Objective | Starting at the first line of the entries, extract each line up to and including the one that contains "ax.set_ylim(0.1, 10)", but leave out the pictures.
»»
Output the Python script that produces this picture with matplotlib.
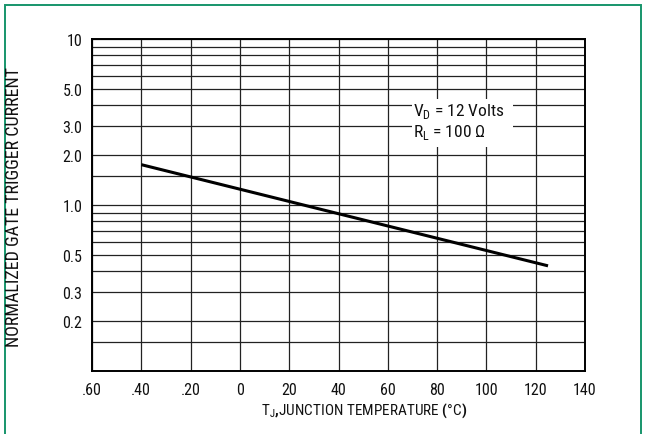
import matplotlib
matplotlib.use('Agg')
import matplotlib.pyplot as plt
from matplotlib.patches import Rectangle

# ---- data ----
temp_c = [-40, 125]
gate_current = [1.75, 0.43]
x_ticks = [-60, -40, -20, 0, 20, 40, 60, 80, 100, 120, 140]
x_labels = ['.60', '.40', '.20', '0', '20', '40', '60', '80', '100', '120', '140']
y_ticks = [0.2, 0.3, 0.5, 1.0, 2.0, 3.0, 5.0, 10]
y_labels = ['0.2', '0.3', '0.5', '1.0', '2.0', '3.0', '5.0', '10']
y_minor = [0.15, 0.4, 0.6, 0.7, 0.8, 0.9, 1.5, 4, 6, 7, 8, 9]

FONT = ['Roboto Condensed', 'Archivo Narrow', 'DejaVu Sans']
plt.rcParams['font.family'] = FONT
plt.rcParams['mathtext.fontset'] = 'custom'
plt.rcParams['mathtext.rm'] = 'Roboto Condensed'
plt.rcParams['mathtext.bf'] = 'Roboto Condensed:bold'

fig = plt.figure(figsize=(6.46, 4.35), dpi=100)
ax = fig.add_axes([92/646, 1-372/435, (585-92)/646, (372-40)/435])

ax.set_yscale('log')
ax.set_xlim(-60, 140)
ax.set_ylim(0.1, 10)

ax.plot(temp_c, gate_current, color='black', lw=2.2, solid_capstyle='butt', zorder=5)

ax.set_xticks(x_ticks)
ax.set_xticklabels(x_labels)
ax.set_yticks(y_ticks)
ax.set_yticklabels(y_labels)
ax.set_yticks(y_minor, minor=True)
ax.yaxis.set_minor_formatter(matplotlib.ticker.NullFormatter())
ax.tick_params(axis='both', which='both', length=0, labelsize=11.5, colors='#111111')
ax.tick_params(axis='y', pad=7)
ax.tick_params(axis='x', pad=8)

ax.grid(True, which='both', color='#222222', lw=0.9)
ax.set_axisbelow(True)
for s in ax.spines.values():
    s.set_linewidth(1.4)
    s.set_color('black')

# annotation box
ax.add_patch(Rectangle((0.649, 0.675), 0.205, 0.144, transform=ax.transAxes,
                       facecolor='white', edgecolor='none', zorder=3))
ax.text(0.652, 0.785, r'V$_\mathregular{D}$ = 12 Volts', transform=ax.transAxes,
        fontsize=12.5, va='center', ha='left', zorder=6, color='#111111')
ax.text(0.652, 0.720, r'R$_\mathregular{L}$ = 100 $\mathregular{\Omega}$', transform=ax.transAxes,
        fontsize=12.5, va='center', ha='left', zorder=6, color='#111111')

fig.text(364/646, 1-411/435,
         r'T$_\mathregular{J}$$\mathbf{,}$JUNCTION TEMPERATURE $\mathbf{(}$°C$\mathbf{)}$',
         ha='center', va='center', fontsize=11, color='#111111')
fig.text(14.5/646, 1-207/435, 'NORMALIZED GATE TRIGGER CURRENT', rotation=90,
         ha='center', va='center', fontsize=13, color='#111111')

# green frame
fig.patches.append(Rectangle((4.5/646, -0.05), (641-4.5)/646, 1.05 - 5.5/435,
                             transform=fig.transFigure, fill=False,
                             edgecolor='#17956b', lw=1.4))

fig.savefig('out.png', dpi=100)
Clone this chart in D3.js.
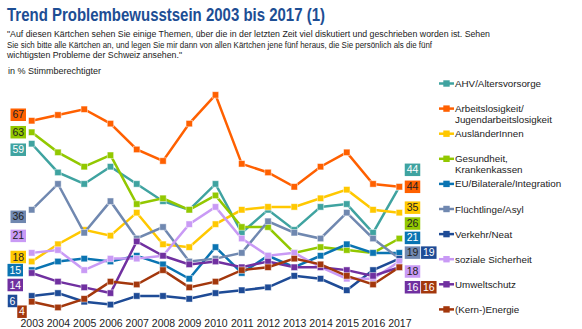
««
Exercise result |
Output the Python script that produces this picture with matplotlib.
import matplotlib
matplotlib.use('Agg')
import matplotlib.pyplot as plt
from matplotlib.patches import Rectangle

# ---- data ----
temp_c = [-40, 125]
gate_current = [1.75, 0.43]
x_ticks = [-60, -40, -20, 0, 20, 40, 60, 80, 100, 120, 140]
x_labels = ['.60', '.40', '.20', '0', '20', '40', '60', '80', '100', '120', '140']
y_ticks = [0.2, 0.3, 0.5, 1.0, 2.0, 3.0, 5.0, 10]
y_labels = ['0.2', '0.3', '0.5', '1.0', '2.0', '3.0', '5.0', '10']
y_minor = [0.15, 0.4, 0.6, 0.7, 0.8, 0.9, 1.5, 4, 6, 7, 8, 9]

FONT = ['Roboto Condensed', 'Archivo Narrow', 'DejaVu Sans']
plt.rcParams['font.family'] = FONT
plt.rcParams['mathtext.fontset'] = 'custom'
plt.rcParams['mathtext.rm'] = 'Roboto Condensed'
plt.rcParams['mathtext.bf'] = 'Roboto Condensed:bold'

fig = plt.figure(figsize=(6.46, 4.35), dpi=100)
ax = fig.add_axes([92/646, 1-372/435, (585-92)/646, (372-40)/435])

ax.set_yscale('log')
ax.set_xlim(-60, 140)
ax.set_ylim(0.1, 10)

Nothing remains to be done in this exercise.